British Microsoft, Nintendo hacker given 18 month sentence - RobertSmith
https://arstechnica.com/tech-policy/2019/03/british-microsoft-nintendo-hacker-given-18-month-sentence/
======
hhs
_" At the time of his arrest in 2017, Clark was a security researcher working
for Malwarebytes, and made the hacks from his family home."_

 _" Clark was given a 15 month prison sentence, suspended (or delayed) for 18
months. So as long as he stays out of trouble for the next year and a half, he
won't have to spend any time inside.
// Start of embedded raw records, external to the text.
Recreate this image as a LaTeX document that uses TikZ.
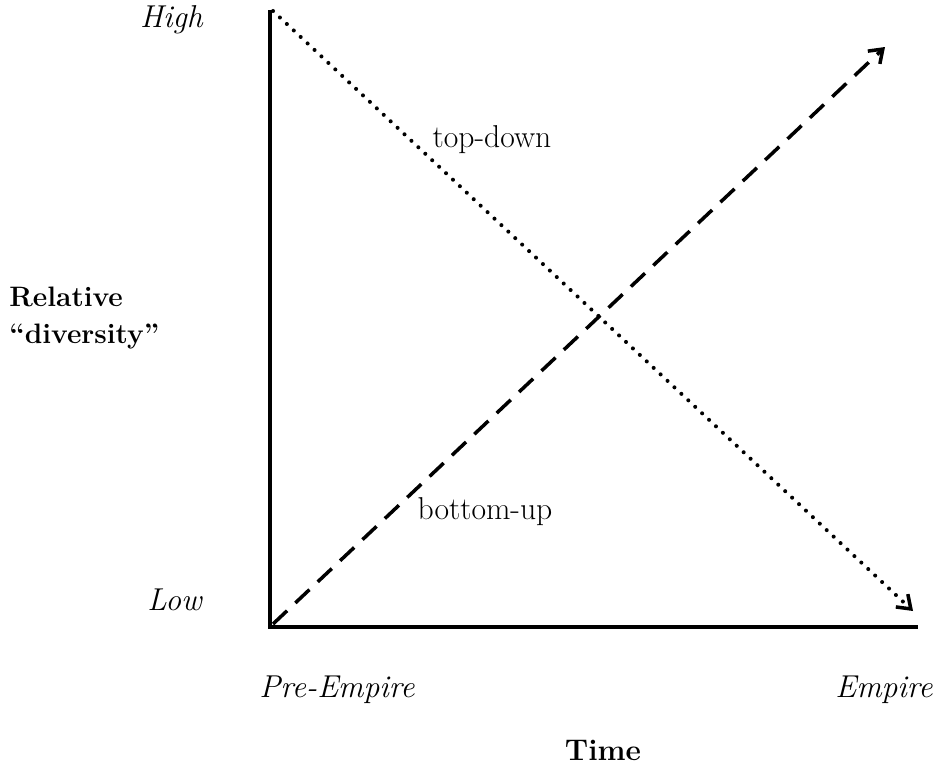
\documentclass[tikz,border=0pt]{standalone}
\usepackage{tikz}
\usetikzlibrary{arrows.meta}
\tikzset{
    axisline/.style={
        line width=2.3pt,
        black
    },
    % dotted curve, falling
    dotline/.style={
        line width=2.3pt,
        line cap=round,
        dash pattern=on 0pt off 5.4pt,
        -{Straight Barb[length=7pt, width=10pt, line width=2pt]}
    },
    % dashed curve, rising
    dashline/.style={
        line width=2pt,
        dash pattern=on 11pt off 6.5pt,
        -{Straight Barb[length=7pt, width=10pt, line width=2pt]}
    },
    lbl/.style={font=\fontsize{18}{21.5}\selectfont, inner sep=0pt}
}

\begin{document}
\begin{tikzpicture}[x=0.02cm, y=-0.02cm]
	\useasboundingbox (0,0) rectangle (938,765);

	\coordinate (origin) at (270,627);
	\coordinate (ytop) at (270,10);
	\coordinate (xend) at (918,627);
	\coordinate (dotstart) at (273,11);
	\coordinate (dotend) at (913,611);
	\coordinate (dashstart) at (273,624);
	\coordinate (dashend) at (885,47);

	\draw[axisline] (ytop) -- (origin) -- (xend);
	\draw[dotline] (dotstart) -- (dotend);
	\draw[dashline] (dashstart) -- (dashend);

	\node [lbl, anchor=east] (high) at (203,20) {\itshape High};
	\node [lbl, anchor=east] (low) at (202,600) {\itshape Low};
	\node [lbl, anchor=west, align=left, font=\fontsize{16}{21.5}\selectfont\bfseries] (ylabel) at (9,318) {Relative\\``diversity''};

	\node [lbl] (topdown) at (492,140) {top-down};
	\node [lbl] (bottomup) at (485,512) {bottom-up};

	\node [lbl] (pre) at (337,690) {\itshape Pre-Empire};
	\node [lbl] (emp) at (884,690) {\itshape Empire};
	\node [lbl, font=\fontsize{17}{21.5}\selectfont\bfseries] (time) at (603,750) {Time};
\end{tikzpicture}
\end{document}
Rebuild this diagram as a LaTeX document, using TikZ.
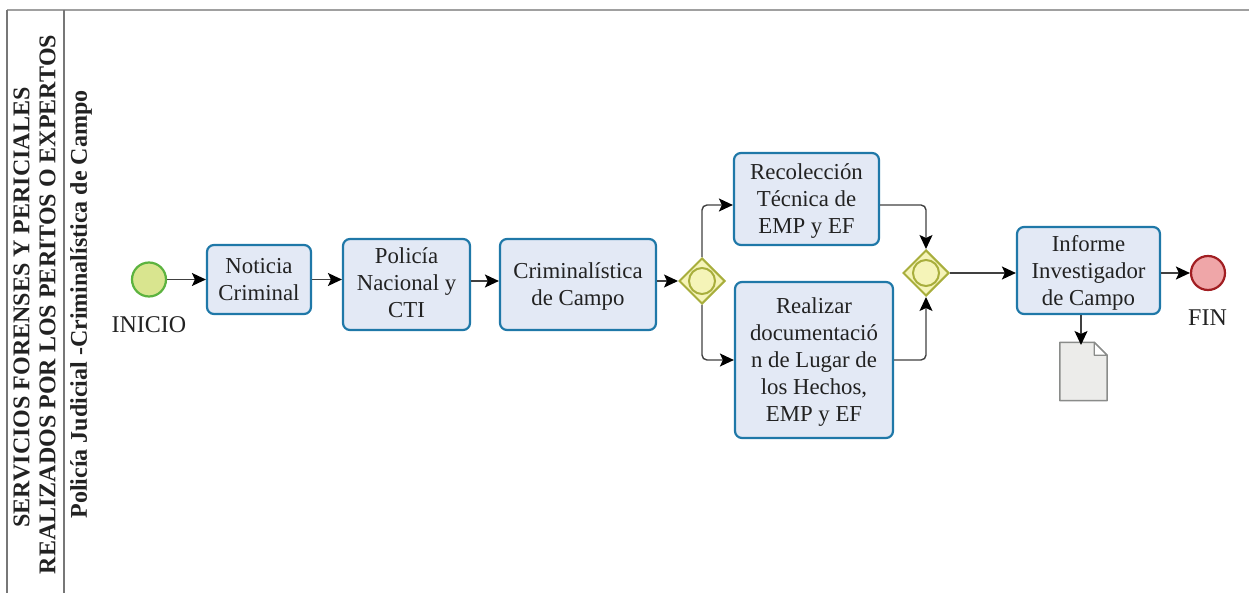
\documentclass[tikz,border=0pt]{standalone}
\usepackage{fontspec}
\setmainfont{Liberation Serif}
\usetikzlibrary{arrows.meta,shapes.geometric}
\definecolor{txt}{HTML}{222222}
\definecolor{boxfill}{HTML}{E3E9F5}
\definecolor{boxline}{HTML}{1F78A8}
\definecolor{startfill}{HTML}{D9E58F}
\definecolor{startline}{HTML}{5CB33F}
\definecolor{endfill}{HTML}{EFA6A8}
\definecolor{endline}{HTML}{A11E22}
\definecolor{gatefill}{HTML}{F5F4B8}
\definecolor{gateline}{HTML}{A8AE3C}
\definecolor{docfill}{HTML}{ECECEA}
\definecolor{docline}{HTML}{8A8C8A}
\definecolor{lane}{HTML}{777777}
\newcommand{\txtdown}[1]{\rule{0pt}{\dimexpr 15.6pt+2\dimexpr #1\relax\relax}}
\newcommand{\txtup}[1]{\rule[-2\dimexpr #1\relax]{0pt}{0pt}}
\tikzset{
  taskbox/.style={draw=boxline,fill=boxfill,line width=2.2pt,rounded corners=7pt,align=center,
    font=\fontsize{22.8}{27}\selectfont,text=txt,inner sep=0pt},
  startev/.style={circle,draw=startline,fill=startfill,line width=2.2pt,minimum size=34pt,inner sep=0pt},
  endev/.style={circle,draw=endline,fill=endfill,line width=2.2pt,minimum size=34pt,inner sep=0pt},
  gate/.style={diamond,draw=gateline,fill=gatefill,line width=2pt,minimum width=46pt,minimum height=46pt,inner sep=0pt},
  gatering/.style={circle,draw=gateline,line width=2pt,minimum size=26pt,inner sep=0pt},
  flow/.style={draw=black!75,line width=1.4pt,rounded corners=5pt,-{Stealth[length=14pt,width=13pt,inset=3pt,color=black]}},
  evlabel/.style={font=\fontsize{24}{28}\selectfont,text=txt,inner sep=0pt},
  lanehead/.style={rotate=90,font=\bfseries\fontsize{24}{28}\selectfont,text=txt,inner sep=0pt},
  laneline/.style={draw=lane,line width=1.5pt},
}
\begin{document}
\begin{tikzpicture}[x=1pt,y=-1pt]
\useasboundingbox (0,0) rectangle (1249,593);
% lanes
\draw[draw=lane!70,line width=1.4pt] (7,10) -- (1249,10);
\draw[laneline] (7,10) -- (7,593);
\draw[laneline] (64,10) -- (64,593);
\node[lanehead] (h1) at (21.5,307.5) {SERVICIOS FORENSES Y PERICIALES};
\node[lanehead] (h2) at (47.5,304.5) {REALIZADOS POR LOS PERITOS O EXPERTOS};
\node[lanehead] (h3) at (81,304.5) {Policía Judicial -Criminalística de Campo};
% events
\node[startev] (start) at (149,279.5) {};
\node[evlabel] (startl) at (149,325) {INICIO};
\node[endev] (end) at (1208,273) {};
\node[evlabel] (endl) at (1207.5,318) {FIN};
% tasks
\node[taskbox,minimum width=104pt,minimum height=69pt] (not) at (259,279.5) {Noticia\\Criminal};
\node[taskbox,minimum width=127pt,minimum height=91pt] (pol) at (406.5,284.5) {Policía\\Nacional y\\CTI\txtup{1.5pt}};
\node[taskbox,minimum width=156pt,minimum height=91pt] (cri) at (578,284.5) {\txtdown{2.5pt}Criminalística\\de Campo};
\node[taskbox,minimum width=145pt,minimum height=92pt] (rec) at (806.5,199) {\txtdown{2pt}Recolección\\Técnica de\\EMP y EF};
\node[taskbox,minimum width=158pt,minimum height=156pt] (rea) at (814,360) {\txtdown{2pt}Realizar\\documentació\\n de Lugar de\\los Hechos,\\EMP y EF};
\node[taskbox,minimum width=143pt,minimum height=87pt] (inf) at (1088.5,270.5) {\txtdown{3pt}Informe\\Investigador\\de Campo};
% gateways
\node[gate] (g1) at (702,281) {};
\node[gatering] (g1r) at (702,281) {};
\node[gate] (g2) at (926,273) {};
\node[gatering] (g2r) at (926,273) {};
% document
\node[minimum width=47pt,minimum height=58pt,inner sep=0pt] (doc) at (1083.5,371.5) {};
\draw[draw=docline,fill=docfill,line width=1.5pt,line join=round]
  (doc.north west) -- ([xshift=-13pt]doc.north east) -- ([yshift=-13pt]doc.north east)
  -- (doc.south east) -- (doc.south west) -- cycle;
\draw[draw=docline,fill=white,line width=1.3pt,line join=round]
  ([xshift=-13pt]doc.north east) -- ([xshift=-13pt,yshift=-13pt]doc.north east) -- ([yshift=-13pt]doc.north east) -- cycle;
% routing points
\coordinate (recin) at (rec.west |- 0,205);
\coordinate (recout) at (rec.east |- 0,205);
\coordinate (docin) at (1081,345);
\coordinate (infdown) at (inf.south -| docin);
% connectors
\draw[flow] (start) -- (start -| not.west);
\draw[flow] (not.east) -- (not.east -| pol.west);
\draw[flow] (pol.east |- g1) -- (cri.west |- g1);
\draw[flow] (cri.east |- g1) -- (g1.west);
\draw[flow] (g1.north) |- (recin);
\draw[flow] (g1.south) |- (rea.west);
\draw[flow] (recout) -| (g2.north);
\draw[flow] (rea.east) -| (g2.south);
\draw[flow] (g2.east) -- (inf.west |- g2);
\draw[flow] (inf.east |- end) -- (end.west);
\draw[flow] (infdown) -- (docin);
\end{tikzpicture}
\end{document}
At sentencing, Judge Alexander Milne QC
said he was spared a custodial sentence because of the efforts made by his
parents—his mother has quit her job so that she can aid his rehabilitation and
supervision—and reports that he would suffer unduly in prison due to a
combination of autism and face blindness."_

I was a bit stunned by this. It makes me think of how politicians, at times,
voice physical health / mental health as the key problem when bad things
happen to the public (e.g., bullying and school shootings). Sometimes they
place more weigh on the individual(s) circumstances and view it as an isolated
event, and fail to look into structural problems. I wonder how the courts in
the USA would have resolved this - would this be labeled as an isolated
incident or would they think more carefully about this on a policy level?